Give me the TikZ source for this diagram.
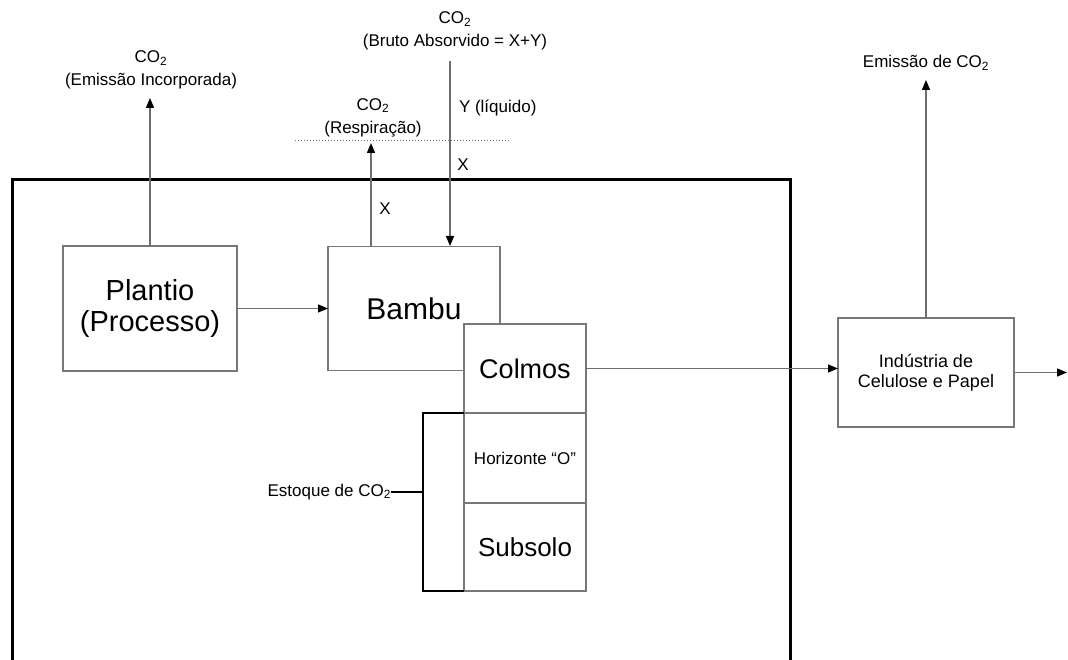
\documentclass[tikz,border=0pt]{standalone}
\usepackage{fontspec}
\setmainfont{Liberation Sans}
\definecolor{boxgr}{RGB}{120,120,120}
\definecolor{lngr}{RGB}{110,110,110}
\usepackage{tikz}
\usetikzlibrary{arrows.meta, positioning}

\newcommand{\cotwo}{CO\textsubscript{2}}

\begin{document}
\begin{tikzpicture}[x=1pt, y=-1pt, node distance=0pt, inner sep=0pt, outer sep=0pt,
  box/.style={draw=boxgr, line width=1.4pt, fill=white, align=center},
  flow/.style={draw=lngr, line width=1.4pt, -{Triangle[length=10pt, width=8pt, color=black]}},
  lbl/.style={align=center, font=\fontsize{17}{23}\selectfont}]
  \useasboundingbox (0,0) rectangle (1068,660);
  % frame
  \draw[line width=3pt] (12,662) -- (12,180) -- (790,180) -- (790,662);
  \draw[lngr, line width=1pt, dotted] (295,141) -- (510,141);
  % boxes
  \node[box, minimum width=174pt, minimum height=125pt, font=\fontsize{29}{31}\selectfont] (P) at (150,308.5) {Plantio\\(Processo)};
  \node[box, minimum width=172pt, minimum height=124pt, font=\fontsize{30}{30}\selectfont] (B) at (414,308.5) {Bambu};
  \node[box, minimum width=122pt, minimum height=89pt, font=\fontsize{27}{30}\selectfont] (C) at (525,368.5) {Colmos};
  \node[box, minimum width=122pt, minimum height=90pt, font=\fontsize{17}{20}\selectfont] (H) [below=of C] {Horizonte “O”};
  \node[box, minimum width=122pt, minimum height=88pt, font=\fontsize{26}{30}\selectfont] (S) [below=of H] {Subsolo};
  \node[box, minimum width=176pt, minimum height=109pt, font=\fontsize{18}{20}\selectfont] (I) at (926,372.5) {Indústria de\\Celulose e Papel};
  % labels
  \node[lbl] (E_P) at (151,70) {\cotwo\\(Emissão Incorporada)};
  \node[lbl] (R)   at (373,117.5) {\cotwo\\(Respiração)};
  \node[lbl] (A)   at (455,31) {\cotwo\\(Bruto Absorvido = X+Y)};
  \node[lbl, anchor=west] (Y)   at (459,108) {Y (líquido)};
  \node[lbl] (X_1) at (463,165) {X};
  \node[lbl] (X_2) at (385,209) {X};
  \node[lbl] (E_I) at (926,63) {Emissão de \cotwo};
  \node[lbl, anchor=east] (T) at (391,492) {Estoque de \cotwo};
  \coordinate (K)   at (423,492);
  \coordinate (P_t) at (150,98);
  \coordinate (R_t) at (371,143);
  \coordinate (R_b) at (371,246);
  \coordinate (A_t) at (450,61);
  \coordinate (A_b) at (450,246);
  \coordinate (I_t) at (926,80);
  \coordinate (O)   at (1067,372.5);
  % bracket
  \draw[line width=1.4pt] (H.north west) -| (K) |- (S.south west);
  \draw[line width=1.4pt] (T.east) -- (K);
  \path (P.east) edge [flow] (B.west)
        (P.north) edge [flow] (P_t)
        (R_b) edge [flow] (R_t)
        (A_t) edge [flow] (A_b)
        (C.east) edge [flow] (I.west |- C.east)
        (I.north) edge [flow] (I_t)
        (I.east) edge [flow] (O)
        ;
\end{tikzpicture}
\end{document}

## WRITTEN EXERCISE
Write out the data precisely as given, excluding the pictures.

## ANSWER TO THIS PROBLEM
Give me the TikZ source for this diagram.
\documentclass[tikz,border=0pt]{standalone}
\usepackage{fontspec}
\setmainfont{Liberation Sans}
\definecolor{boxgr}{RGB}{120,120,120}
\definecolor{lngr}{RGB}{110,110,110}
\usepackage{tikz}
\usetikzlibrary{arrows.meta, positioning}

\newcommand{\cotwo}{CO\textsubscript{2}}

\begin{document}
\begin{tikzpicture}[x=1pt, y=-1pt, node distance=0pt, inner sep=0pt, outer sep=0pt,
  box/.style={draw=boxgr, line width=1.4pt, fill=white, align=center},
  flow/.style={draw=lngr, line width=1.4pt, -{Triangle[length=10pt, width=8pt, color=black]}},
  lbl/.style={align=center, font=\fontsize{17}{23}\selectfont}]
  \useasboundingbox (0,0) rectangle (1068,660);
  % frame
  \draw[line width=3pt] (12,662) -- (12,180) -- (790,180) -- (790,662);
  \draw[lngr, line width=1pt, dotted] (295,141) -- (510,141);
  % boxes
  \node[box, minimum width=174pt, minimum height=125pt, font=\fontsize{29}{31}\selectfont] (P) at (150,308.5) {Plantio\\(Processo)};
  \node[box, minimum width=172pt, minimum height=124pt, font=\fontsize{30}{30}\selectfont] (B) at (414,308.5) {Bambu};
  \node[box, minimum width=122pt, minimum height=89pt, font=\fontsize{27}{30}\selectfont] (C) at (525,368.5) {Colmos};
  \node[box, minimum width=122pt, minimum height=90pt, font=\fontsize{17}{20}\selectfont] (H) [below=of C] {Horizonte “O”};
  \node[box, minimum width=122pt, minimum height=88pt, font=\fontsize{26}{30}\selectfont] (S) [below=of H] {Subsolo};
  \node[box, minimum width=176pt, minimum height=109pt, font=\fontsize{18}{20}\selectfont] (I) at (926,372.5) {Indústria de\\Celulose e Papel};
  % labels
  \node[lbl] (E_P) at (151,70) {\cotwo\\(Emissão Incorporada)};
  \node[lbl] (R)   at (373,117.5) {\cotwo\\(Respiração)};
  \node[lbl] (A)   at (455,31) {\cotwo\\(Bruto Absorvido = X+Y)};
  \node[lbl, anchor=west] (Y)   at (459,108) {Y (líquido)};
  \node[lbl] (X_1) at (463,165) {X};
  \node[lbl] (X_2) at (385,209) {X};
  \node[lbl] (E_I) at (926,63) {Emissão de \cotwo};
  \node[lbl, anchor=east] (T) at (391,492) {Estoque de \cotwo};
  \coordinate (K)   at (423,492);
  \coordinate (P_t) at (150,98);
  \coordinate (R_t) at (371,143);
  \coordinate (R_b) at (371,246);
  \coordinate (A_t) at (450,61);
  \coordinate (A_b) at (450,246);
  \coordinate (I_t) at (926,80);
  \coordinate (O)   at (1067,372.5);
  % bracket
  \draw[line width=1.4pt] (H.north west) -| (K) |- (S.south west);
  \draw[line width=1.4pt] (T.east) -- (K);
  \path (P.east) edge [flow] (B.west)
        (P.north) edge [flow] (P_t)
        (R_b) edge [flow] (R_t)
        (A_t) edge [flow] (A_b)
        (C.east) edge [flow] (I.west |- C.east)
        (I.north) edge [flow] (I_t)
        (I.east) edge [flow] (O)
        ;
\end{tikzpicture}
\end{document}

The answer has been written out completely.